As Mathews’ decentralises the human in Without Animals Life is not Worth Living, so too does the titular Ardea. Like Marcel, she is an academic, a quintessential environmental ethics professor who lectures her students and readers with a wretchedly honest radical philosophy that pleads for a change to human / nonhuman relations. She neatly refuses the idea of human intelligence as superior to that of other species, asking her students, ‘why rank excellences’ when each ‘species has precisely the excellences required for its own needs’ (12). Just as Pookie is excellent at being a pig, so too are other creatures excellent at performing the requirements of their own species in singular ways. Ardea calls upon Plato, Spinoza, Kant and Schopenhauer, bringing their philosophies on dysfunctional human behaviour together to name anthropocentrism as the ‘root of evil itself’ (34). The necessary alternative, Ardea argues, is for humans to relinquish their long-held damaging assumption of central and necessary power, allowing recovery for the earth’s creatures suffering from the ongoing environmental degradation caused by humans.
The plot thickens as Mirielle outlines her money-making plan for a visionary city, run on tidal power, supplying itself with all the energy and water needed to live in human luxury. This instrumentality typifies the contemporary search for an elusive human-made silver bullet, ignoring the fact that the bloodsucker is the one holding the gun. The alert reader will be aware of the approaching conflict as Ardea takes the amorous Marcel to her retreat, through mangroves full of birdlife, so that he might understand what it is to connect to the nonhuman world. Marcel hones into Ardea, thinking of little but sex, but he does pay some attention to her description of a contentment that comes with taking time to ‘step into the song’ of the world (39). Mathews’ previous work has described this process through the neologism ontopoetics (2011). Ardea restates this concept, explaining the benefits of entering the ‘psychic interiority of the world itself’ as one might enter a choral voice (42). As they commune, they experience a divine visitation from a white heron, a representative of a species previously described as ‘the ubiquitous symbols of immortality’ (28). Their ontopoetic rapture is soon drowned out as the novella moves to its denouement. Ardea’s arcadia is revealed as the site for Mirielle’s development, and Mirielle is furious that Marcel has given the ‘iconic’ heron prior claim to the wetlands – the threat of its nesting must be ‘removed’ (50). There is a chilling truth in Mathews’ depiction of the leader of a shooting party, who claims that ‘we are all environmentalists now’; the plan to shoot the heron to pieces then celebrate with the purchased bodies of other humans is just another ‘cull’ (55). Self-interested solutions to climate change, that focus only on the continuation of the human species, are disastrously revealed in the bloodied waters of the estuary.

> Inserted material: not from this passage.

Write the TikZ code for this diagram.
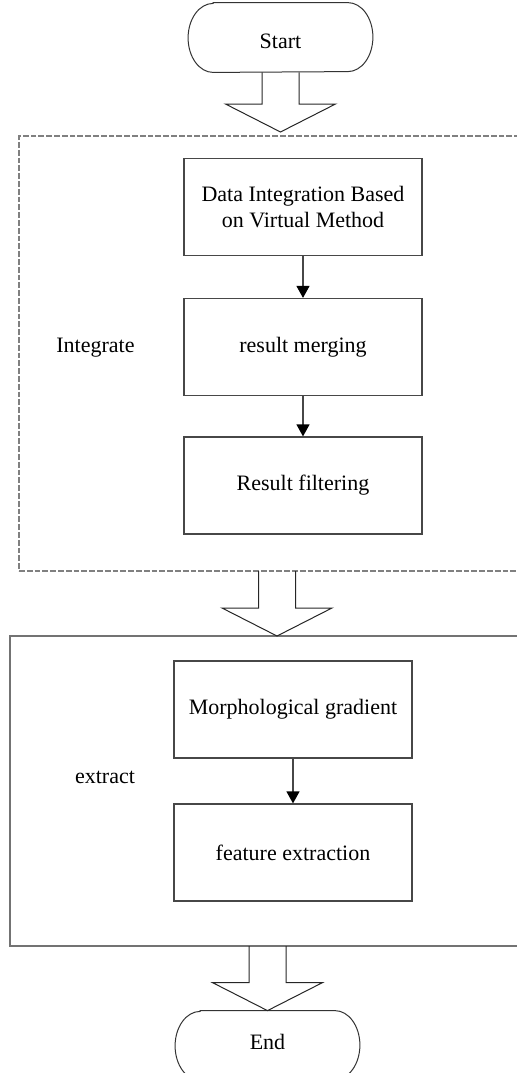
\documentclass[tikz,border=0pt]{standalone}
\usepackage{fontspec}
\setmainfont{Liberation Serif}
\usetikzlibrary{arrows.meta,calc}

% outline of a terminal (start/end) with elliptic ends
\newcommand\drawterminal[1]{%
  \draw[termline] ([xshift=12.5pt]#1.north west) -- ([xshift=-12.5pt]#1.north east)
    arc[start angle=90,end angle=-90,x radius=12.5pt,y radius=17.25pt]
    -- ([xshift=12.5pt]#1.south west)
    arc[start angle=270,end angle=90,x radius=12.5pt,y radius=17.25pt] -- cycle;}

\tikzset{
  txt/.style={font=\fontsize{11}{13}\selectfont, text=black},
  terminal/.style={txt, minimum width=92pt, minimum height=34.5pt, inner sep=0pt},
  termline/.style={draw=black!80, line width=0.5pt},
  procbox/.style={txt, draw=black!72, line width=0.6pt, minimum width=119pt,
                  minimum height=48.5pt, inner sep=0pt, align=center},
  groupdash/.style={draw=black!50, line width=0.7pt, dash pattern=on 2.9pt off 1pt,
                    inner sep=0pt, outer sep=0pt},
  groupsolid/.style={draw=black!55, line width=0.8pt, inner sep=0pt, outer sep=0pt},
  flow/.style={draw=black!72, line width=0.6pt,
               -{Triangle[length=6pt,width=6.5pt,color=black]}},
  blockarrow/.style={draw=black!85, line width=0.5pt, to path={
    let \p1=(\tikztostart), \p2=(\tikztotarget) in
    (\x1-9.25pt,\y1) -- (\x1-9.25pt,\y2+14pt) -- (\x1-27.5pt,\y2+14pt) -- (\x1,\y2)
    -- (\x1+27.5pt,\y2+14pt) -- (\x1+9.25pt,\y2+14pt) -- (\x1+9.25pt,\y1)}},
}

\begin{document}
\begin{tikzpicture}[x=0.5pt,y=-0.5pt]
\useasboundingbox (0,0) rectangle (517,1073);
\clip (0,0) rectangle (517,1073);

% group frames
\node[groupdash, minimum width=250.5pt, minimum height=217.5pt] (integ) at (269.5,353.5) {};
\node[groupsolid, minimum width=255pt, minimum height=155pt] (extr) at (265,791) {};

% terminals
\node[terminal] (start) at (280.5,37.5) {};
\drawterminal{start}
\node[txt] (starttxt) at (280.5,41) {Start};
\node[terminal] (end) at (267.5,1045.5) {};
\drawterminal{end}
\node[txt] (endtxt) at (267.5,1042) {End};

% process steps
\node[procbox] (virt) at (303,207) {Data Integration Based\\on Virtual Method};
\node[procbox] (merge) at (303,347) {result merging};
\node[procbox] (filter) at (303,485.5) {Result filtering};
\node[procbox] (morph) at (293,709.5) {Morphological gradient};
\node[procbox] (feat) at (293,852.5) {feature extraction};

% group labels
\node[txt] (lblint) at (95.5,348) {Integrate};
\node[txt] (lblext) at (105,777) {extract};

% flow inside groups
\draw[flow] (virt) -- (merge);
\draw[flow] (merge) -- (filter);
\draw[flow] (morph) -- (feat);

% block arrows between stages
\coordinate (tip1) at (280.5,132);
\coordinate (base2) at (277,571);
\coordinate (tip2) at (277,636);
\coordinate (base3) at (267.5,946);
\draw[blockarrow] (start.south) to (tip1);
\draw[blockarrow] (base2) to (tip2);
\draw[blockarrow] (base3) to (end.north);
\end{tikzpicture}
\end{document}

Mathews' two works are haunting reads, modelling the fragile but tenacious attendance to the nonhuman world that is needed to sway the world’s political and climate trajectories from their destructive directions. Those who find stories stickier than philosophy will be marked by her words. Not everyone can manifest the unceasing hunger of a pig into their home or sing the flight of a white heron into their travels but they can host such creatures in their imagination. Such new tributaries of thought might open humans to living as one of many equally astounding, curious and attentive species.

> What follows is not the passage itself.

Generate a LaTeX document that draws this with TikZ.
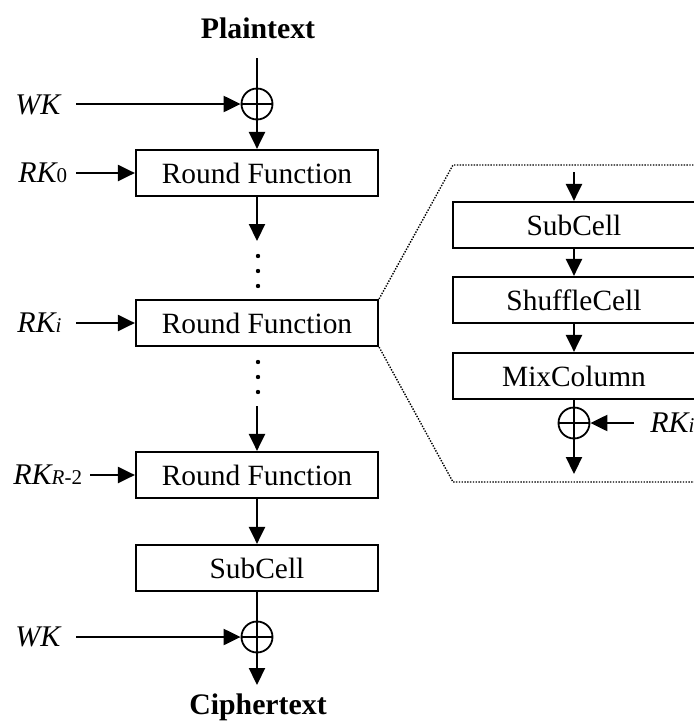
\documentclass[tikz,border=0pt]{standalone}
\usepackage{fontspec}
\setmainfont{Liberation Serif}
\usetikzlibrary{arrows.meta}
\tikzset{
  blk/.style={draw, line width=1.1pt, minimum width=121pt, minimum height=23pt, inner sep=0pt, font=\fontsize{14.7}{17}\selectfont},
  xor/.style={draw, circle, line width=0.9pt, minimum size=15.5pt, inner sep=0pt,
    path picture={\draw[line width=0.9pt] (path picture bounding box.north) -- (path picture bounding box.south)
      (path picture bounding box.west) -- (path picture bounding box.east);}},
  keylbl/.style={font=\fontsize{15}{18}\selectfont\itshape, inner sep=0pt, anchor=west},
  ttl/.style={font=\fontsize{14.9}{18}\selectfont\bfseries},
  arr/.style={line width=1.1pt, -{Triangle[length=8.5pt,width=8pt]}},
  ln/.style={line width=1.1pt},
  frame/.style={line width=0.7pt, dash pattern=on 0.7pt off 0.7pt},
}
\newcommand\sml{\fontsize{10.5}{12}\selectfont}
\begin{document}
\begin{tikzpicture}[x=0.5pt,y=-0.5pt]
\useasboundingbox (0,0) rectangle (694,724);
\pgfmathsetmacro\cx{257}
\pgfmathsetmacro\rx{574}
% main column
\node[ttl] (pt) at (258,28) {Plaintext};
\coordinate (pin) at (\cx,58);
\node[xor] (x1) at (\cx,104) {};
\node[blk] (rf0) at (\cx,173) {Round Function};
\node[blk] (rfi) at (\cx,323) {Round Function};
\node[blk] (rfr) at (\cx,475) {Round Function};
\node[blk] (sc) at (\cx,568) {SubCell};
\node[xor] (x2) at (\cx,637) {};
\node[ttl] (ct) at (258,707) {Ciphertext};
\coordinate (d1) at (\cx,241);
\coordinate (d2) at (\cx,406);
\coordinate (cout) at (\cx,685);
% keys
\node[keylbl] (wk1) at (15,105) {WK};
\node[keylbl] (rk0) at (18,173) {RK\upshape\sml 0};
\node[keylbl] (rki) at (17,323) {RK\sml i};
\node[keylbl] (rkr) at (13,475) {RK\sml R\upshape -2};
\node[keylbl] (wk2) at (15,637) {WK};
\coordinate (k1) at (76,104);
\coordinate (k2) at (76,173);
\coordinate (k3) at (76,323);
\coordinate (k4) at (90,475);
\coordinate (k5) at (76,637);
\draw[ln] (pin) -- (x1);
\draw[arr] (k1) -- (x1);
\draw[arr] (x1) -- (rf0);
\draw[arr] (k2) -- (rf0);
\draw[arr] (rf0) -- (d1);
\draw[arr] (k3) -- (rfi);
\draw[arr] (d2) -- (rfr);
\draw[arr] (k4) -- (rfr);
\draw[arr] (rfr) -- (sc);
\draw[ln] (sc) -- (x2);
\draw[arr] (k5) -- (x2);
\draw[arr] (x2) -- (cout);
\foreach \y in {256,271,286,362,377,392} \fill (258,\y) circle (1.1pt);
% round function detail
\draw[frame] (rfi.north east) -- (453,165) -- (696,165);
\draw[frame] (rfi.south east) -- (453,482) -- (696,482);
\node[blk] (sub) at (\rx,225) {SubCell};
\node[blk] (shuf) at (\rx,300) {ShuffleCell};
\node[blk] (mix) at (\rx,376) {MixColumn};
\node[xor] (x3) at (\rx,423) {};
\node[keylbl] (rki2) at (650,423) {RK\sml i};
\coordinate (rin) at (\rx,172);
\coordinate (rout) at (\rx,474);
\coordinate (k6) at (634,423);
\draw[arr] (rin) -- (sub);
\draw[arr] (sub) -- (shuf);
\draw[arr] (shuf) -- (mix);
\draw[ln] (mix) -- (x3);
\draw[arr] (k6) -- (x3);
\draw[arr] (x3) -- (rout);
\end{tikzpicture}
\end{document}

Freya Mathews, Ardea: a Philosophical Novella. Earth, Milky Way: punctum books, 2016. ISBN-13: 9780615845562
Freya Mathews, Without Animals Life is not Worth Living. Port Adelaide: Ginninderra Press, 2016. ISBN:978176040926
Works cited
Derrida, Jacques. The Beast and the Sovereign, Volume I (The Seminars of Jacques Derrida). Trans. Geoffrey Bennington. London: University of Chicago Press, 2009.
Despret, Vinciane. “The Becomings of Subjectivity in Animal Worlds.” Subjectivity 23:123-139, 2008.
Donaldson, Sue and Will Kymlicka. Zoopolis. Oxford: Oxford University Press, 2011.
Hensel, Michael. Performance-Oriented Architecture: Rethinking Architectural Design and the Built Environment. Chichester: Wiley, 2013.
Mathews, Freya. “The World Hidden within the World: a Conversation on Ontopoetics.” The Trumpeter: Journal of Ecosophy. 23:1 64-84, 2007.
Rose, Deborah Bird. Wild Dog Dreaming: Love and Extinction. Charlottesville and London: University of Virginia Press, 2011.
Wadiwel, Dinesh. The War Against Animals. Leiden: Brill, 2015.